NUM_CLASSES = train_generator.num_classes
CLASS_NAMES = list(train_generator.class_indices.keys())

print(f'Number of classes: {NUM_CLASSES}')
print(f'Training samples: {train_generator.samples}')
print(f'Validation samples: {valid_generator.samples}')
print(f'\nClasses: {CLASS_NAMES}')

## 5. Visualize Sample Images

In [None]:
# Display sample images from the dataset
batch_images, batch_labels = next(train_generator)

fig, axes = plt.subplots(3, 4, figsize=(15, 10))
for i, ax in enumerate(axes.flat):
    ax.imshow(batch_images[i])
    label_idx = np.argmax(batch_labels[i])
    ax.set_title(CLASS_NAMES[label_idx], fontsize=9)
    ax.axis('off')
plt.suptitle('Sample Training Images', fontsize=16)
plt.tight_layout()
plt.show()

## 6. Build the Model (Transfer Learning - MobileNetV2)

In [None]:
# Load MobileNetV2 pretrained on ImageNet (without top classification layer)
base_model = MobileNetV2(
    input_shape=(IMG_SIZE, IMG_SIZE, 3),
    include_top=False,
    weights='imagenet'
)

# Freeze the base model layers initially
base_model.trainable = False

# Build the full model
model = keras.Sequential([
    base_model,
    layers.GlobalAveragePooling2D(),
    layers.Dropout(0.3),
    layers.Dense(256, activation='relu'),
    layers.Dropout(0.3),
    layers.Dense(NUM_CLASSES, activation='softmax')
])

model.compile(
    optimizer=keras.optimizers.Adam(learning_rate=LEARNING_RATE),
    loss='categorical_crossentropy',
    metrics=['accuracy']
)

model.summary()

## 7. Train the Model (Phase 1 - Feature Extraction)

In [None]:
callbacks = [
    EarlyStopping(monitor='val_loss', patience=5, restore_best_weights=True),
    ReduceLROnPlateau(monitor='val_loss', factor=0.2, patience=3, min_lr=1e-6),
    ModelCheckpoint(
        f'{MODEL_SAVE_PATH}/best_model.keras',
        monitor='val_accuracy',
        save_best_only=True
    )
]

print('Phase 1: Training with frozen base model...')
history = model.fit(
    train_generator,
    epochs=10,
    validation_data=valid_generator,
    callbacks=callbacks
)

## 8. Fine-Tune the Model (Phase 2)

In [None]:
# Unfreeze the last 30 layers of the base model for fine-tuning
base_model.trainable = True
for layer in base_model.layers[:-30]:
    layer.trainable = False

# Recompile with a lower learning rate
model.compile(
    optimizer=keras.optimizers.Adam(learning_rate=1e-4),
    loss='categorical_crossentropy',
    metrics=['accuracy']
)

print('Phase 2: Fine-tuning with unfrozen layers...')
history_fine = model.fit(
    train_generator,
    epochs=EPOCHS,
    validation_data=valid_generator,
    callbacks=callbacks
)

## 9. Training History Visualization

In [None]:
fig, (ax1, ax2) = plt.subplots(1, 2, figsize=(14, 5))

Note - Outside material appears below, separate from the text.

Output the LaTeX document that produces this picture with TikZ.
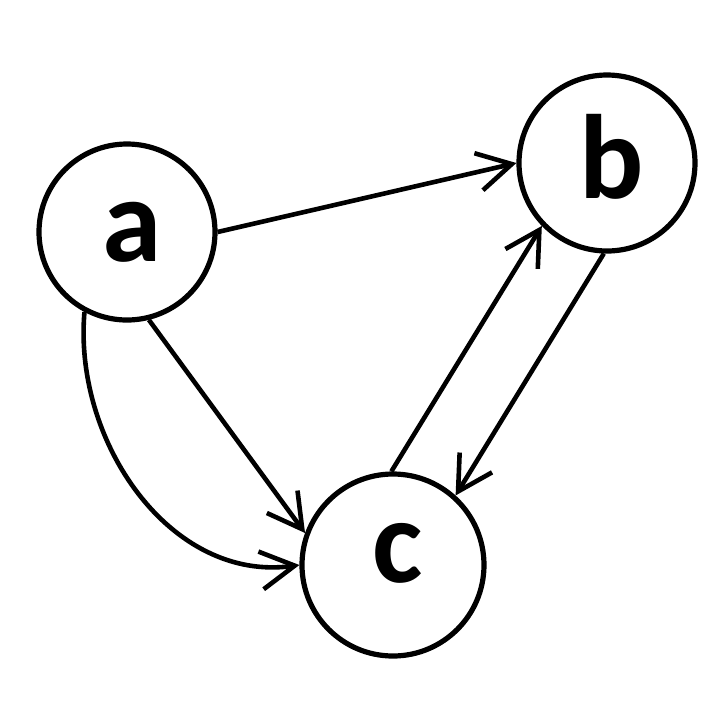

# Combine both training phases
acc = history.history['accuracy'] + history_fine.history['accuracy']
val_acc = history.history['val_accuracy'] + history_fine.history['val_accuracy']
loss = history.history['loss'] + history_fine.history['loss']
val_loss = history.history['val_loss'] + history_fine.history['val_loss']

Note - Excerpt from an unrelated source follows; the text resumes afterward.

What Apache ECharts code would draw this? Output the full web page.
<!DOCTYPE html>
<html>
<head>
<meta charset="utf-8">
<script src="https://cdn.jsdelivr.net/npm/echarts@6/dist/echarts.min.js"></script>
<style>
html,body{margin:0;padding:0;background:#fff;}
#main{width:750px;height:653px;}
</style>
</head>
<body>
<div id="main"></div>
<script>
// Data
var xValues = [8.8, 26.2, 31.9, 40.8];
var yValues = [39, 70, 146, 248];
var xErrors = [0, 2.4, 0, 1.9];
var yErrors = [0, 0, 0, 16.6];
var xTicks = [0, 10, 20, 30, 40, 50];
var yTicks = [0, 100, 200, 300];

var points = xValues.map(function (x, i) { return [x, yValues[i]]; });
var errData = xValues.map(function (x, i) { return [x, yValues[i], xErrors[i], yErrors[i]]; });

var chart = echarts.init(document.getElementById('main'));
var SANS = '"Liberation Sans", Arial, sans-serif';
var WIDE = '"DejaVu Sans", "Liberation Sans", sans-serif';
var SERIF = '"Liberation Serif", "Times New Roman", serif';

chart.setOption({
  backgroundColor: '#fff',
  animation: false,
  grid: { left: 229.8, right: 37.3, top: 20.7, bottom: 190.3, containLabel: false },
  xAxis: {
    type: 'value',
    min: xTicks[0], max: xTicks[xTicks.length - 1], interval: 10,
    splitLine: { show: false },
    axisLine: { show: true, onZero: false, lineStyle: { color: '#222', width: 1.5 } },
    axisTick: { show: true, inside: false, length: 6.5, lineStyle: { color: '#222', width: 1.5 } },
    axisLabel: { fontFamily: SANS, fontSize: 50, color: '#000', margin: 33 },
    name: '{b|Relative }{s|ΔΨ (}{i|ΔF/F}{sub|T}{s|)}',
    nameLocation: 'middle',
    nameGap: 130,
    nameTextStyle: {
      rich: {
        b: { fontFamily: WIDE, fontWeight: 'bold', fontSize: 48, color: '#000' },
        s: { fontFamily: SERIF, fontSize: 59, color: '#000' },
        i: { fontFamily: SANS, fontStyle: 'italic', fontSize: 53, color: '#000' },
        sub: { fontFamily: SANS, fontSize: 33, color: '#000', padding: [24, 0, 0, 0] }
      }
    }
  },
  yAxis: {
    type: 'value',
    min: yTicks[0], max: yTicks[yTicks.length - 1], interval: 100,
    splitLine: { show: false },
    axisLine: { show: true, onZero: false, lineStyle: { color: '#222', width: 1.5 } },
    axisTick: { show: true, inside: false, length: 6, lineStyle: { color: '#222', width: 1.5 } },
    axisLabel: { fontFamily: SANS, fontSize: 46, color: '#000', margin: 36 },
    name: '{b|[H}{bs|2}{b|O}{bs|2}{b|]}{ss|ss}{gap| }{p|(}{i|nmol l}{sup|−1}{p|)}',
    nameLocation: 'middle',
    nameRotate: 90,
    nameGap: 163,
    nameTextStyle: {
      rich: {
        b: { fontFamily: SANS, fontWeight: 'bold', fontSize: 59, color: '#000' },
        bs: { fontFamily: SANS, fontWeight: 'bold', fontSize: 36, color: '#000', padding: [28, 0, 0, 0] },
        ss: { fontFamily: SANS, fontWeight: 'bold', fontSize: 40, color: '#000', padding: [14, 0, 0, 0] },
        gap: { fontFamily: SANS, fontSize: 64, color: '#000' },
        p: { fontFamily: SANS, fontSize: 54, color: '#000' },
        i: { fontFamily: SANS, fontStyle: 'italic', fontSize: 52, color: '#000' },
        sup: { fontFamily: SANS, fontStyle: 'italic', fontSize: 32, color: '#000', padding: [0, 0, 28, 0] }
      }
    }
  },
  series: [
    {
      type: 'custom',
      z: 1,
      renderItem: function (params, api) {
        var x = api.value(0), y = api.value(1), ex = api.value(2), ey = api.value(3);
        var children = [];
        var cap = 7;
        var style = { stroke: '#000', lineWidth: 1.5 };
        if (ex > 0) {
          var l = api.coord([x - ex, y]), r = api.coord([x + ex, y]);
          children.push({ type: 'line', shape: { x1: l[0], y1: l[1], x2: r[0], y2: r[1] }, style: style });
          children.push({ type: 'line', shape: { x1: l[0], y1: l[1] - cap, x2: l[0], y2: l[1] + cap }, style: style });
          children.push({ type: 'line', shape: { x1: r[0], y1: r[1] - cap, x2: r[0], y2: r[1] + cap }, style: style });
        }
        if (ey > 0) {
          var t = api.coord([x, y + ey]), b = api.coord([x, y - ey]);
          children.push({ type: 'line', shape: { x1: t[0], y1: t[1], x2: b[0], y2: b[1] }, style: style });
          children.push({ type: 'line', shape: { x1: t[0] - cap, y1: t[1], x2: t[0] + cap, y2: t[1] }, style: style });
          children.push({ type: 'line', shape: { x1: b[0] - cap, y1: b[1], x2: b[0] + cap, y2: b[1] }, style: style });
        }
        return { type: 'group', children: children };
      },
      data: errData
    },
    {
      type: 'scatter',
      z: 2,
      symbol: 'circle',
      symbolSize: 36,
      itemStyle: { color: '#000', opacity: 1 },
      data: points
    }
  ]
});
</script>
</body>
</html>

ax1.plot(acc, label='Train Accuracy')
ax1.plot(val_acc, label='Val Accuracy')
ax1.axvline(x=len(history.history['accuracy'])-1, color='gray', linestyle='--', label='Fine-tuning start')
ax1.set_title('Model Accuracy')
ax1.set_xlabel('Epoch')
ax1.set_ylabel('Accuracy')
ax1.legend()

ax2.plot(loss, label='Train Loss')
ax2.plot(val_loss, label='Val Loss')
ax2.axvline(x=len(history.history['loss'])-1, color='gray', linestyle='--', label='Fine-tuning start')
ax2.set_title('Model Loss')
ax2.set_xlabel('Epoch')
ax2.set_ylabel('Loss')
ax2.legend()

plt.tight_layout()
plt.savefig(f'{MODEL_SAVE_PATH}/training_history.png', dpi=150)
plt.show()

## 10. Evaluate on Validation Set

In [None]:
# Get predictions
valid_generator.reset()
predictions = model.predict(valid_generator)
predicted_classes = np.argmax(predictions, axis=1)
true_classes = valid_generator.classes

# Classification report
print('Classification Report:\n')
print(classification_report(true_classes, predicted_classes, target_names=CLASS_NAMES))

In [None]:
# Confusion matrix
cm = confusion_matrix(true_classes, predicted_classes)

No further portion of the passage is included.